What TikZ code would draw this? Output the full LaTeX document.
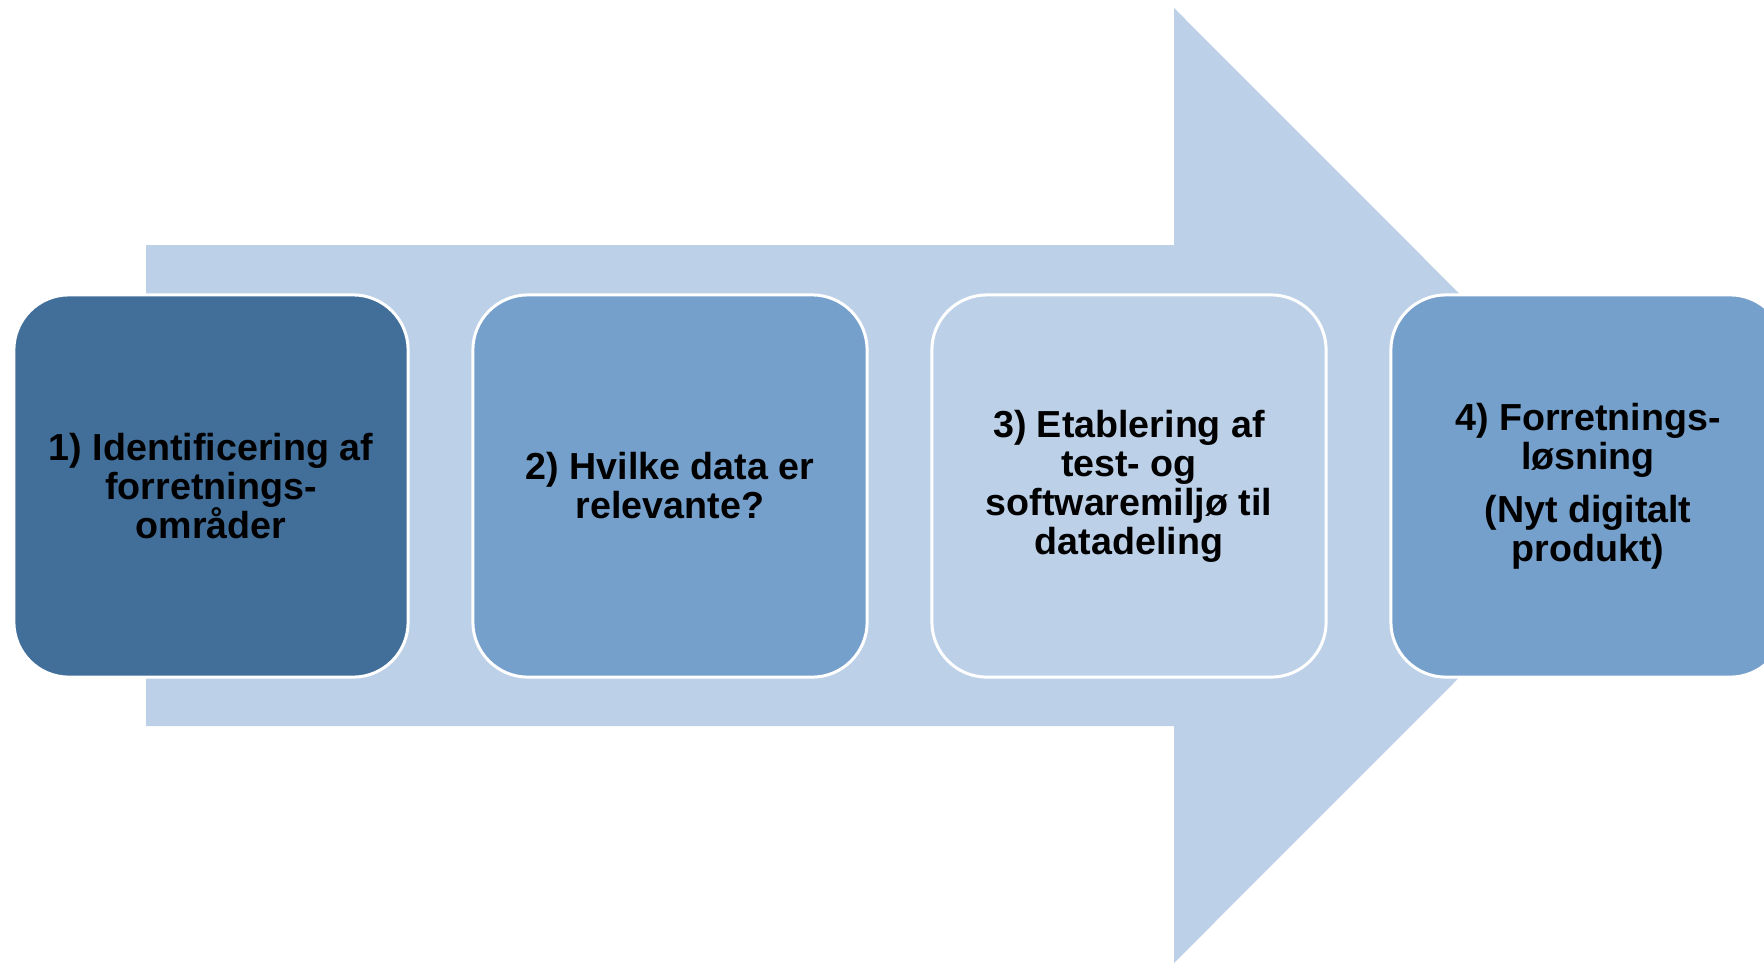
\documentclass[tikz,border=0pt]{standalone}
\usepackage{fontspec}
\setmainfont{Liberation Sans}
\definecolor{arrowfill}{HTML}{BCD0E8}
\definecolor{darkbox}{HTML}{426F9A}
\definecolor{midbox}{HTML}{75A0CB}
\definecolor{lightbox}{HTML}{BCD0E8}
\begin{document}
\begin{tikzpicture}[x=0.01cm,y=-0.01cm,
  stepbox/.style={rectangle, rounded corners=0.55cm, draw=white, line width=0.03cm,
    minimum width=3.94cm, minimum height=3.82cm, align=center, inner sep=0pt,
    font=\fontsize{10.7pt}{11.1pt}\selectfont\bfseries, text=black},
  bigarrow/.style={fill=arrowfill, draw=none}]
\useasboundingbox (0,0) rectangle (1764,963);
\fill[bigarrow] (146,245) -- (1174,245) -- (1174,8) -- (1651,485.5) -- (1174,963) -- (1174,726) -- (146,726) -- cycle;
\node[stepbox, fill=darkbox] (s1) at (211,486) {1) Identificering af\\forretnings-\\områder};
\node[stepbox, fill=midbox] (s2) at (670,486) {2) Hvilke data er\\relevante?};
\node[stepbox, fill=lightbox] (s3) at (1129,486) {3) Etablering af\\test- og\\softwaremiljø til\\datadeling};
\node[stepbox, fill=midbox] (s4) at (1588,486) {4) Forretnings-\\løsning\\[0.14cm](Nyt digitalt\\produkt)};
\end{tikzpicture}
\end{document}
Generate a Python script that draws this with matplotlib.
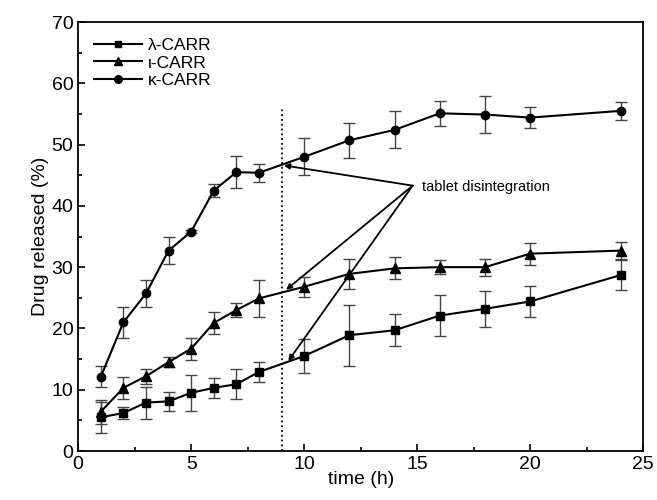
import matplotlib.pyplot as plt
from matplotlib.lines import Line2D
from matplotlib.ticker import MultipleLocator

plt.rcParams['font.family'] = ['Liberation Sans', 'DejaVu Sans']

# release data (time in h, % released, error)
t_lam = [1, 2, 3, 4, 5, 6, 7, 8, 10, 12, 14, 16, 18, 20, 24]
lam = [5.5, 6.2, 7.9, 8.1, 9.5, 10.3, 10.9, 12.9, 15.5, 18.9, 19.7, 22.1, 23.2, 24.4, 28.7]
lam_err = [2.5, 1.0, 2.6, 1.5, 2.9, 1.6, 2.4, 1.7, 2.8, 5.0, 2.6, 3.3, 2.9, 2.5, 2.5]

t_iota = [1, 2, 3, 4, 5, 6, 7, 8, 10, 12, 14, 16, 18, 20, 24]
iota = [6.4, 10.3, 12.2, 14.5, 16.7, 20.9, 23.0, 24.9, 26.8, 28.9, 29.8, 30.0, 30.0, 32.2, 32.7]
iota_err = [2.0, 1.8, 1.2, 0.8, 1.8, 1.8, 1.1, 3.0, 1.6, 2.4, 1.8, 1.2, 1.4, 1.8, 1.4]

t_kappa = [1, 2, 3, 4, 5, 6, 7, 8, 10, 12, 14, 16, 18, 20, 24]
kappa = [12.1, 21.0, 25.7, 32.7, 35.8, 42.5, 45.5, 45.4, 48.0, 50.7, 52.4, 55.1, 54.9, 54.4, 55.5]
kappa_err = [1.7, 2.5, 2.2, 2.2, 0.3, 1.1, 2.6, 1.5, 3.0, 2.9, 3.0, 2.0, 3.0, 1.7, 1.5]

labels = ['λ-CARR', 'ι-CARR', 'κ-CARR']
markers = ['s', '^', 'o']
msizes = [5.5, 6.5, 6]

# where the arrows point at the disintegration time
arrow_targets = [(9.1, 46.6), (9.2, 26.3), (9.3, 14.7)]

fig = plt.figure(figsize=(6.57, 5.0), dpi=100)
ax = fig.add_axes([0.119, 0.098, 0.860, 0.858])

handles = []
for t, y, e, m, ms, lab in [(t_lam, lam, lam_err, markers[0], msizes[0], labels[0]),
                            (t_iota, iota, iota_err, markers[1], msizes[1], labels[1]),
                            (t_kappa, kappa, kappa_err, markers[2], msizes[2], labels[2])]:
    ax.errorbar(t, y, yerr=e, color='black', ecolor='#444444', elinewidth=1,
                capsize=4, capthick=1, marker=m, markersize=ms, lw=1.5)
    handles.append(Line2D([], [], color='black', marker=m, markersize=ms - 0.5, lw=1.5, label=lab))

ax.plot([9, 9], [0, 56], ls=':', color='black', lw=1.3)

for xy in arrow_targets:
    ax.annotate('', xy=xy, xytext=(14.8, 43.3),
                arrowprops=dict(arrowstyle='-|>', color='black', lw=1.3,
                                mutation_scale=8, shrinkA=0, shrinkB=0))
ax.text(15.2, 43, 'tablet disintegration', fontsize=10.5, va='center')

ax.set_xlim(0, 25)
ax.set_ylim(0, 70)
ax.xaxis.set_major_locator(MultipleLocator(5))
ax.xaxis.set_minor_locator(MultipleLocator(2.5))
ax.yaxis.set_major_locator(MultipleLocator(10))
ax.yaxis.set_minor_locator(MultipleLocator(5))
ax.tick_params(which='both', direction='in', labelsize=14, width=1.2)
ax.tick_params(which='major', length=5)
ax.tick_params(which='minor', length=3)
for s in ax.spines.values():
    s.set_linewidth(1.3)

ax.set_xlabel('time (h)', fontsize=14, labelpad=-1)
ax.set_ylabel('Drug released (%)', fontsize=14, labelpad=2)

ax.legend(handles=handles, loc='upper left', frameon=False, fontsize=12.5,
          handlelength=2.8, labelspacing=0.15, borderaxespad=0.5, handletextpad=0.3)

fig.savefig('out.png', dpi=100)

=== WHAT YOU HAVE TO DO ===
Copy out the lines that hold "this".

=== EXERCISE ANSWER ===
What TikZ code would draw this? Output the full LaTeX document.
Generate a Python script that draws this with matplotlib.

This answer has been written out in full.